Green Claims Audit EU Dir. 2024/825

Can I still say “eco-friendly”, “green” or “climate friendly”?

Published 9 July 2026 · Directive (EU) 2024/825 · General information, not legal advice

Short answer

Very likely banned — unless certified

Mostly no — not on their own. From 27 September 2026, generic environmental claims such as “eco-friendly”, “green”, “environmentally friendly” and “climate friendly” are banned unless you can demonstrate recognised excellent environmental performance relevant to the claim — for example the EU Ecolabel or an ISO 14024 Type I scheme. A bare virtue word with nothing specific attached is out. Check whether a qualifying certification actually covers your claim before you keep the word.

This is general information to help you screen your own copy — not legal advice.
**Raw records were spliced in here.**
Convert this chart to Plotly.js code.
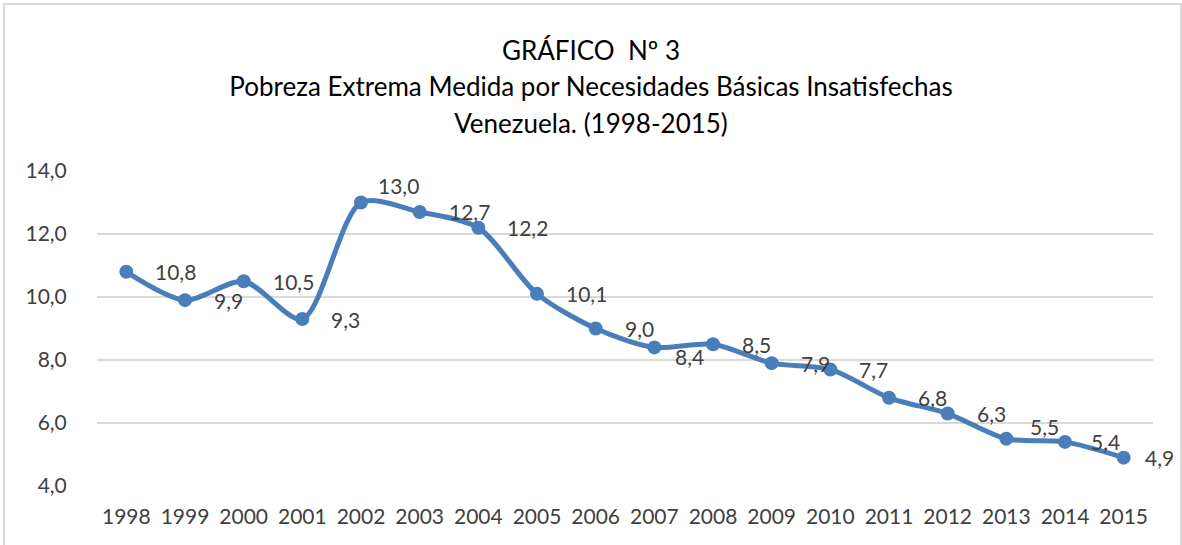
<!DOCTYPE html>
<html>
<head>
<meta charset="utf-8">
<script src="https://cdn.plot.ly/plotly-3.0.1.min.js"></script>
<style>
  html, body { margin: 0; padding: 0; background: #fff; }
  #wrap { position: relative; width: 1182px; height: 545px; overflow: hidden; }
  #chart { position: absolute; left: 0; top: 0; width: 1182px; height: 545px; }
  #frame { position: absolute; left: 3px; top: 3px; width: 1175px; height: 560px;
           border: 2px solid #d9d9d9; pointer-events: none; }
</style>
</head>
<body>
<div id="wrap">
  <div id="chart"></div>
  <div id="frame"></div>
</div>
<script>
// ---- Data ----
const years = ["1998","1999","2000","2001","2002","2003","2004","2005","2006",
               "2007","2008","2009","2010","2011","2012","2013","2014","2015"];
const values = [10.8, 9.9, 10.5, 9.3, 13.0, 12.7, 12.2, 10.1, 9.0,
                8.4, 8.5, 7.9, 7.7, 6.8, 6.3, 5.5, 5.4, 4.9];
const titleLines = ["GRÁFICO  Nº 3",
                    "Pobreza Extrema Medida por Necesidades Básicas Insatisfechas",
                    "Venezuela. (1998-2015)"];
const yTickVals = [4, 6, 8, 10, 12, 14];

// ---- Styles ----
const lineColor = "#4a7ebb";
const textColor = "#404040";
const fontFam = "Lato, 'Open Sans', sans-serif";
const fmt = v => v.toFixed(1).replace(".", ",");

const trace = {
  type: "scatter",
  mode: "lines+markers",
  x: years,
  y: values,
  line: { color: lineColor, width: 5, shape: "spline", smoothing: 0.8 },
  marker: { color: lineColor, size: 14 },
  hoverinfo: "x+y"
};

// label nudges (style only)
const nudge = {
  "2002": { dx: -12, dy: 17 },
  "2007": { dx: -8, dy: -9 },
  "2013": { dx: -5, dy: 12 },
  "2014": { dx: -3, dy: 0 },
  "2015": { dx: -8, dy: 0 }
};

const annotations = years.map((yr, i) => {
  const n = nudge[yr] || { dx: 0, dy: 0 };
  return {
    x: i, y: values[i], xref: "x", yref: "y",
    text: fmt(values[i]),
    showarrow: false,
    xanchor: "left", yanchor: "middle",
    xshift: 27 + n.dx, yshift: n.dy,
    font: { family: fontFam, size: 21, color: textColor }
  };
});

const layout = {
  width: 1182, height: 545,
  margin: { l: 97, r: 29, t: 171, b: 59 },
  paper_bgcolor: "#fff",
  plot_bgcolor: "#fff",
  showlegend: false,
  title: {
    text: titleLines.map(t => '<span style="font-size:26px">' + t + '</span>').join("<br>"),
    font: { family: fontFam, size: 28, color: "#000" },
    x: 0.5, xanchor: "center",
    y: 0.89, yanchor: "top", yref: "container"
  },
  xaxis: {
    type: "category",
    range: [-0.5, years.length - 0.5],
    showgrid: false, zeroline: false, showline: false,
    ticks: "outside", ticklen: 12, tickcolor: "rgba(0,0,0,0)",
    tickfont: { family: fontFam, size: 21, color: textColor },
    fixedrange: true
  },
  yaxis: {
    range: [4, 14],
    tickvals: yTickVals,
    tickformat: ".1f",
    showgrid: true, gridcolor: "#d9d9d9", gridwidth: 2,
    zeroline: false, showline: false,
    ticks: "outside", ticklen: 25, tickcolor: "rgba(0,0,0,0)",
    tickfont: { family: fontFam, size: 21, color: textColor },
    fixedrange: true
  },
  separators: ",.",
  annotations: annotations
};

Plotly.newPlot("chart", [trace], layout, { displayModeBar: false, staticPlot: true });
</script>
</body>
</html>
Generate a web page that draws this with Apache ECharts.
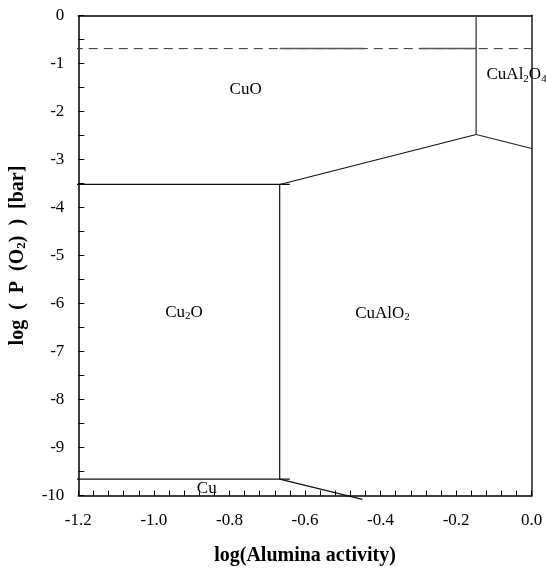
<!DOCTYPE html>
<html>
<head>
<meta charset="utf-8">
<script src="https://cdn.jsdelivr.net/npm/echarts@6/dist/echarts.min.js"></script>
<style>
  html, body { margin: 0; padding: 0; background: #fff; }
  #chart { width: 546px; height: 569px; }
</style>
</head>
<body>
<div id="chart"></div>
<script>
// Axis ranges (log alumina activity vs log oxygen partial pressure)
const xRange = [-1.2, 0];
const yRange = [-10, 0];

// Phase boundaries, each as a list of [log a(Al2O3), log P(O2)] points
const dashedLine = [[-1.212, -0.69], [0, -0.69]];
const dashedOverlayA = [[-0.667, -0.69], [-0.445, -0.69]];
const dashedOverlayB = [[-0.297, -0.69], [-0.147, -0.69]];
const cuoSpinelBoundary = [[-0.147, 0], [-0.147, -2.48]];
const spinelDelafossiteBoundary = [[-0.147, -2.48], [0, -2.77]];
const cuoDelafossiteBoundary = [[-0.147, -2.48], [-0.667, -3.52]];
const cuoCu2oBoundary = [[-1.215, -3.52], [-0.64, -3.52]];
const cu2oDelafossiteBoundary = [[-0.667, -3.52], [-0.667, -9.66]];
const cu2oCuBoundary = [[-1.22, -9.66], [-0.64, -9.66]];
const cuDelafossiteBoundary = [[-0.667, -9.66], [-0.448, -10.08]];

// Phase field labels and where they sit
const phaseNames = ['CuO', 'Cu{s|2}O', 'CuAlO{s|2}', 'CuAl{s|2}O{s|4}', 'Cu'];
const phaseX = [-0.757, -0.92, -0.395, -0.04, -0.86];
const phaseY = [-1.55, -6.18, -6.2, -1.24, -9.86];

const serif = '"Liberation Serif", "DejaVu Serif", serif';

function boundary(data, color, width, type) {
  return {
    type: 'line',
    data: data,
    symbol: 'none',
    clip: false,
    silent: true,
    animation: false,
    lineStyle: { color: color, width: width, type: type || 'solid' },
    z: 3
  };
}

const chart = echarts.init(document.getElementById('chart'), null, { renderer: 'canvas' });

const series = [
  boundary(dashedLine, '#333', 1, [9, 6]),
  boundary(dashedOverlayA, '#555', 1.5),
  boundary(dashedOverlayB, '#555', 1.5),
  boundary(cuoSpinelBoundary, '#555', 1.5),
  boundary(spinelDelafossiteBoundary, '#222', 1.2),
  boundary(cuoDelafossiteBoundary, '#111', 1.2),
  boundary(cuoCu2oBoundary, '#111', 1.2),
  boundary(cu2oDelafossiteBoundary, '#111', 1.2),
  boundary(cu2oCuBoundary, '#111', 1.2),
  boundary(cuDelafossiteBoundary, '#111', 1.2),
  {
    type: 'scatter',
    symbolSize: 0,
    silent: true,
    animation: false,
    itemStyle: { opacity: 1, color: 'rgba(0,0,0,0)' },
    data: phaseNames.map((n, i) => [phaseX[i], phaseY[i], n]),
    label: {
      show: true,
      position: 'inside',
      formatter: p => p.data[2],
      color: '#000',
      opacity: 1,
      fontFamily: serif,
      fontSize: 17,
      rich: {
        s: { fontFamily: serif, fontSize: 11, color: '#000', padding: [8, 0, 0, 0] }
      }
    },
    z: 5
  }
];

chart.setOption({
  backgroundColor: '#fff',
  animation: false,
  grid: { left: 78.3, right: 14.3, top: 15.5, bottom: 73.5, containLabel: false, outerBoundsMode: 'none' },
  xAxis: [
    {
      type: 'value',
      min: xRange[0], max: xRange[1], interval: 0.2,
      position: 'bottom',
      name: 'log(Alumina activity)',
      nameLocation: 'middle',
      nameGap: 50,
      nameTextStyle: { fontFamily: serif, fontSize: 20, fontWeight: 'bold', color: '#000' },
      axisLine: { show: true, onZero: false, lineStyle: { color: '#000', width: 1.5 } },
      axisTick: { show: true, inside: true, length: 5, lineStyle: { color: '#000', width: 1 } },
      minorTick: { show: true, splitNumber: 5, length: 5, lineStyle: { color: '#000', width: 1 } },
      axisLabel: {
        margin: 17, fontFamily: serif, fontSize: 17, color: '#000',
        formatter: v => Math.abs(v) < 1e-9 ? '0.0' : v.toFixed(1)
      },
      splitLine: { show: false }
    },
    {
      type: 'value',
      min: xRange[0], max: xRange[1],
      position: 'top',
      axisLine: { show: true, onZero: false, lineStyle: { color: '#000', width: 1.5 } },
      axisTick: { show: false },
      axisLabel: { show: false },
      splitLine: { show: false }
    }
  ],
  yAxis: [
    {
      type: 'value',
      min: yRange[0], max: yRange[1], interval: 1,
      position: 'left',
      name: 'log  (  P  (O{s|2})  )  [bar]',
      nameLocation: 'middle',
      nameRotate: 90,
      nameGap: 50,
      nameTextStyle: {
        fontFamily: serif, fontSize: 20, fontWeight: 'bold', color: '#000',
        rich: { s: { fontFamily: serif, fontSize: 13, fontWeight: 'bold', color: '#000', padding: [8, 0, 0, 0] } }
      },
      axisLine: { show: true, onZero: false, lineStyle: { color: '#000', width: 1.5 } },
      axisTick: { show: true, inside: true, length: 6, lineStyle: { color: '#000', width: 1 } },
      minorTick: { show: true, splitNumber: 2, length: 6, lineStyle: { color: '#000', width: 1 } },
      axisLabel: { margin: 14, fontFamily: serif, fontSize: 17, color: '#000' },
      splitLine: { show: false }
    },
    {
      type: 'value',
      min: yRange[0], max: yRange[1],
      position: 'right',
      axisLine: { show: true, onZero: false, lineStyle: { color: '#555', width: 2 } },
      axisTick: { show: false },
      axisLabel: { show: false },
      splitLine: { show: false }
    }
  ],
  series: series
});
</script>
</body>
</html>
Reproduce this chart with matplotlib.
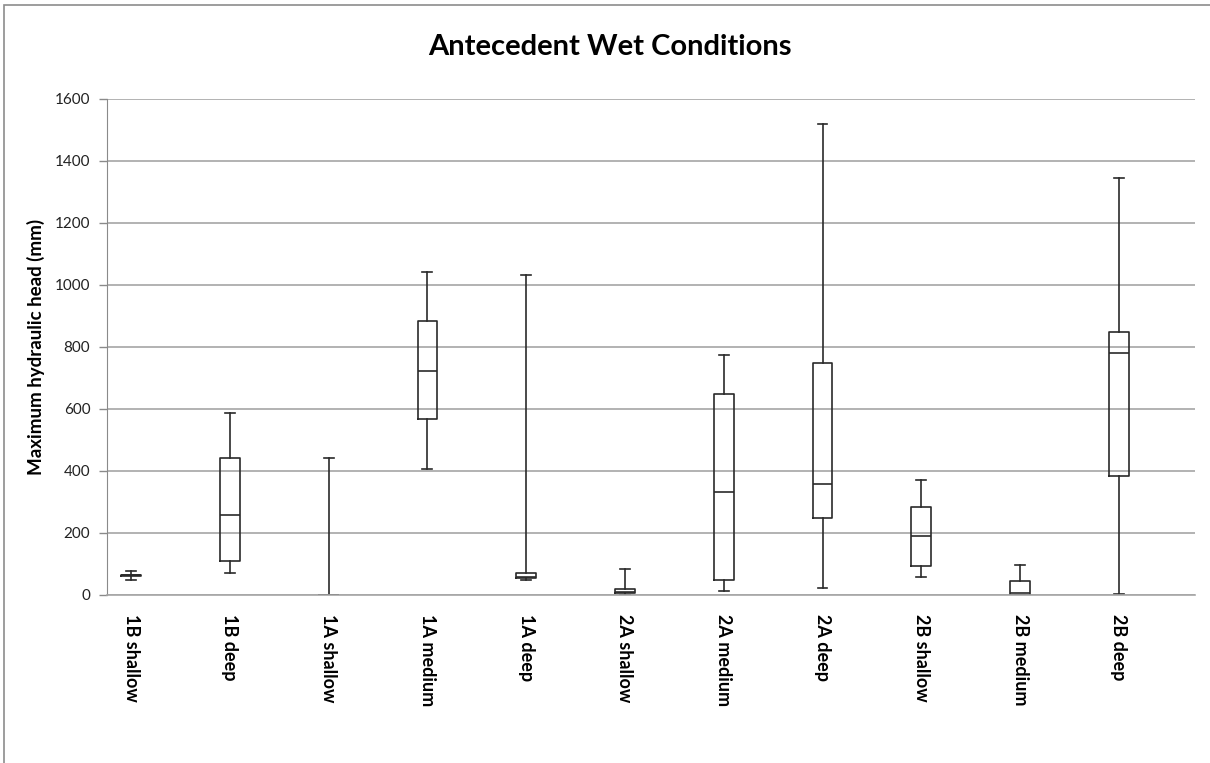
import matplotlib
matplotlib.use("Agg")
import matplotlib.pyplot as plt
from matplotlib.patches import Rectangle

# Site / depth groups
categories = ["1B shallow", "1B deep", "1A shallow", "1A medium", "1A deep",
              "2A shallow", "2A medium", "2A deep", "2B shallow", "2B medium", "2B deep"]

# Five-number summaries of maximum hydraulic head (mm)
mins    = [48,   72,  0,   407, 47,   0,  14,  23,  59,  0,  3]
q1s     = [60,  110,  0,   567, 56,   5,  48, 248,  94,  1, 384]
medians = [63,  257,  0,   724, 59,  10, 332, 358, 190,  8, 782]
q3s     = [66,  441,  0,   883, 72,  18, 647, 748, 285, 46, 848]
maxs    = [77,  588, 441, 1042, 1033, 84, 773, 1519, 370, 97, 1345]

yticks = [0, 200, 400, 600, 800, 1000, 1200, 1400, 1600]

plt.rcParams["font.family"] = ["Lato", "DejaVu Sans"]

fig = plt.figure(figsize=(12.10, 7.63), dpi=100)
ax = fig.add_axes([107 / 1210, 1 - 595 / 763, (1195 - 107) / 1210, (595 - 99) / 763])

stats = []
for lab, lo, a, m, b, hi in zip(categories, mins, q1s, medians, q3s, maxs):
    stats.append(dict(label=lab, whislo=lo, q1=a, med=m, q3=b, whishi=hi, fliers=[]))

line_col = "#2a2a2a"
ax.bxp(stats, positions=range(len(categories)), widths=0.2, showfliers=False,
       boxprops=dict(color=line_col, linewidth=1.2),
       medianprops=dict(color=line_col, linewidth=1.2),
       whiskerprops=dict(color=line_col, linewidth=1.2),
       capprops=dict(color=line_col, linewidth=1.2),
       capwidths=0.1)

ax.set_xlim(-0.243, 10.77)
ax.set_ylim(0, 1600)
ax.set_yticks(yticks)
ax.set_yticklabels([str(v) for v in yticks], fontsize=11, color="#222222")
ax.yaxis.grid(True, color="#a6a6a6", linewidth=1.2)
ax.set_axisbelow(True)

ax.set_xticks(range(len(categories)))
ax.set_xticklabels(categories, rotation=270, fontsize=13, fontweight="bold",
                   va="top", ha="center")
ax.tick_params(axis="x", length=0, pad=14)
ax.tick_params(axis="y", length=6, width=1.0, color="#8a8a8a", pad=6)

for side in ("top", "right"):
    ax.spines[side].set_visible(False)
ax.spines["left"].set_color("#8a8a8a")
ax.spines["bottom"].set_color("#a6a6a6")
ax.spines["bottom"].set_linewidth(1.2)

ax.set_ylabel("Maximum hydraulic head (mm)", fontsize=13.5, fontweight="bold", labelpad=7)

fig.text(610 / 1210, 1 - 47 / 763, "Antecedent Wet Conditions", ha="center", va="center",
         fontsize=21, fontweight="bold")

# Chart-area frame
fig.patches.append(Rectangle((4 / 1210, -0.1), 1.2, 1 - 5 / 763 + 0.1, transform=fig.transFigure,
                             fill=False, edgecolor="#8c8c8c", linewidth=1.2))

fig.savefig("out.png", dpi=100)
A flag here is a well-founded warning, not a ruling. Only the Court of Justice of the European Union (CJEU) can interpret the directive with binding force, and the European Commission’s guidance on it is non-binding. Where money or reputation is at stake, take the cited provision to qualified counsel before you act.

Why these words are singled out

Directive (EU) 2024/825 adds Annex I point 4a to the Unfair Commercial Practices Directive (2005/29/EC), banning:

“Making a generic environmental claim for which the trader is not able to demonstrate recognised excellent environmental performance relevant to the claim.”

The problem the EU is targeting is vagueness. A “generic environmental claim” is one where, in the directive’s terms, the specification of the claim is not given in clear and prominent terms on the same medium. “Eco-friendly” tells a shopper nothing concrete and cannot be checked — so it is only allowed where you hold recognised proof that the product genuinely is an environmental leader.

What counts as “recognised excellent performance”?

The directive points to demonstrable, recognised excellence rather than self-assessment. In practice that means schemes such as:

  • The EU Ecolabel — the EU’s official environmental label, awarded on lifecycle criteria.
  • An ISO 14024 Type I ecolabel — a third-party, multi-criteria certification relevant to your product category.

Holding a relevant scheme like these can support a generic claim. An in-house badge, a supplier’s marketing, or a single-attribute tick does not.

What to do with your copy

You have three honest routes:

  1. Replace the vague word with the specific, provable benefit. Instead of “eco-friendly bottle”, say “bottle made with 80% post-consumer recycled aluminium” — concrete, checkable, and it doesn’t rely on the generic-claim rule at all.
  2. Keep the generic word only where a qualifying certification covers it, and show that certification clearly on the same medium.
  3. Drop it. If there’s no specific benefit and no certification, the safest move is to remove the word.

“Green” and “climate friendly” are treated the same way as “eco-friendly” — all are generic environmental claims. Watch for them hiding in brand names, straplines and product names too: the Commission’s guidance treats those as claims that can need substantiation, not decoration exempt from the rules.

Frequently asked questions

Is "eco-friendly" banned outright?

It is banned unless you can demonstrate recognised excellent environmental performance relevant to the claim, such as the EU Ecolabel or a relevant ISO 14024 Type I scheme. Without that, a generic "eco-friendly" claim is prohibited from 27 September 2026 under Annex I point 4a of the UCPD.

What about "green", "natural" or "climate friendly"?

"Green" and "climate friendly" are generic environmental claims treated the same way as "eco-friendly". "Natural" is more of a specific claim that needs clear substantiation under the misleading-actions rules rather than the generic-claim ban — but either way, unqualified virtue words are risky.

Does an EU Ecolabel let me say "eco-friendly"?

Holding a relevant EU Ecolabel or ISO 14024 Type I certification can support a generic environmental claim, provided the certification is relevant to the claim and shown clearly. It is the recognised excellent-performance evidence the rule requires.

Can I keep "eco-friendly" in my brand name?

Brand names, product names and visual identity can themselves be environmental claims per the Commission guidance, so a green brand name is not automatically safe. If the name makes a generic environmental claim you cannot substantiate, it is exposed to the same rule.

Sources

  1. Directive (EU) 2024/825, EUR-Lex — adds Annex I point 4a (generic environmental claims) to the UCPD and defines “generic environmental claim”; applies from 27 September 2026.
  2. Directive 2005/29/EC (UCPD), EUR-Lex — the base directive amended.
  3. European Commission ECGT questions-and-answers, incl. its position that brand and product names can be environmental claims — commission.europa.eu. Non-binding; only the CJEU interprets with binding force.